Cell Phone Pong

March 28, 2012

Grip and Stance

Let's do a thought experiment. Hold a piece of paper so you hold the top with one hand, the bottom with the other. Now twist the top. Notice how the entire piece of paper twists? Now twist the bottom. Same thing. How does this relate to table tennis?

Now imagine holding a table tennis player in your hands. (You are either very strong or the player is very small.) Hold his playing hand in one hand and his feet with the other. Twist his playing hand and his entire body twists. The same if you twist his feet.

This is what happens when you have a bad grip or bad playing stance. It twists your entire body out of proper alignment, causing all sorts of technique problems. These two problems are by far the most common cause of technique problems. Most often they are not recognized as even many experienced coaches often treat the symptoms of these problems rather than recognizing the cause.

This is why I strongly recommend that players should use a neutral grip during their formative years, and usually well beyond that. (For shakehand players, this means the thinnest part of the wrist lines up with the racket. If the top is tilted away from you when you hold the racket in front of you, it's a backhand grip; if the top is tilted toward you, it's a forehand grip.) A neutral grip means your racket will aim in the same direction as your body is stroking the ball.

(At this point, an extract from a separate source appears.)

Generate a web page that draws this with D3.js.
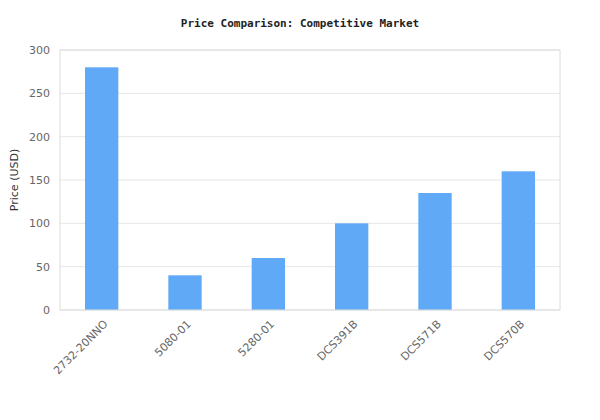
<!DOCTYPE html>
<html><head><meta charset="utf-8">
<script src="https://cdn.jsdelivr.net/npm/d3@7"></script>
<style>body{margin:0;background:#fff}</style>
</head><body><svg id="chart" width="600" height="420"></svg>
<script>
var categories = ['2732-20NNO', '5080-01', '5280-01', 'DCS391B', 'DCS571B', 'DCS570B'];
var prices = [280, 40, 60, 100, 135, 160];
var yTicks = [0, 50, 100, 150, 200, 250, 300];

var margin = { top: 50, right: 40, bottom: 110, left: 60 };
var width = 600 - margin.left - margin.right;
var height = 420 - margin.top - margin.bottom;

var svg = d3.select('#chart');
var g = svg.append('g').attr('transform', 'translate(' + margin.left + ',' + margin.top + ')');

var x = d3.scaleBand().domain(categories).range([0, width]).paddingInner(0.6).paddingOuter(0.3);
var y = d3.scaleLinear().domain([0, 300]).range([height, 0]);

// grid
g.selectAll('line.grid').data(yTicks).enter().append('line')
    .attr('x1', 0).attr('x2', width)
    .attr('y1', function (d) { return y(d); }).attr('y2', function (d) { return y(d); })
    .attr('stroke', '#e6e6e6');

// bars
g.selectAll('rect.bar').data(prices).enter().append('rect')
    .attr('x', function (d, i) { return x(categories[i]); })
    .attr('y', function (d) { return y(d); })
    .attr('width', x.bandwidth())
    .attr('height', function (d) { return height - y(d); })
    .attr('fill', '#60a9f6');

// frame
g.append('rect').attr('width', width).attr('height', height)
    .attr('fill', 'none').attr('stroke', '#dcdcdc');

// y axis labels
g.selectAll('text.ytick').data(yTicks).enter().append('text')
    .attr('x', -10).attr('y', function (d) { return y(d); }).attr('dy', '0.35em')
    .attr('text-anchor', 'end')
    .style('font', '11px "DejaVu Sans"').attr('fill', '#666')
    .text(function (d) { return d; });

// x axis labels
g.selectAll('text.xtick').data(categories).enter().append('text')
    .attr('transform', function (d) {
        return 'translate(' + (x(d) + x.bandwidth() / 2 + 4) + ',' + (height + 12) + ') rotate(-45)';
    })
    .attr('text-anchor', 'end').attr('dy', '0.35em')
    .style('font', '11px "DejaVu Sans"').attr('fill', '#666')
    .text(function (d) { return d; });

// y axis title
svg.append('text')
    .attr('transform', 'translate(14,' + (margin.top + height / 2) + ') rotate(-90)')
    .attr('text-anchor', 'middle').attr('dy', '0.35em')
    .style('font', '11px "DejaVu Sans"').attr('fill', '#333')
    .text('Price (USD)');

// title
svg.append('text')
    .attr('x', 300).attr('y', 27).attr('text-anchor', 'middle')
    .style('font', 'bold 11px "DejaVu Sans Mono"').attr('fill', '#222')
    .text('Price Comparison: Competitive Market');
</script></body></html>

A non-neutral grip forces you to adjust your stroke in often awkward ways since the racket is aiming one way while your wrist, arm, shoulder, etc., are aiming another direction.

At the advanced levels some players do adjust their grips, taking on usually slight forehand or backhand grips. (I generally use a slight forehand grip, but only after I'd been playing ten years.) There are some technical advantages to this, but only after you have ingrained proper stroking technique.

Similarly, make sure you are in at least a slight forehand stance when hitting forehands (i.e. right foot slightly back for righties, shoulders turned back as you backswing, etc.)

Even at the advanced levels often players have trouble with a specific stroke because of their grip or stance. Because they've played this way so long they don't even recognize the cause of their problem, and most often they are destined to an eternity of stroking like a crinkled piece of paper. In a few cases they realize what the cause is, and fix the problem, which often simply means going back to a more neutral grip or adjusting the foot positioning.

Like a piece of paper, if you get the top and bottom parts right, the rest falls into place. (An expanded version of this might end up as a Tip of the Week.)

World Team Championships
Dortmund, Germany, March 25 - April 1, 2012

Guo Yue in Slo Mo

Here's a 48-second video of China's World #7 Guo Yue in slow motion. She was #1 in the world in January of 2008, and has had probably a record 24 different rankings as #2 in the ITTF monthly rankings. 

Table Tennis - Pure Magic

Here's another table tennis video (5:59), set to music with lots of slow motion. It's from 2009, but I don't think I've ever posted it.

Cell Phone Pong

Yes, table tennis with a cell phone (0:16), with the phone's video camera running!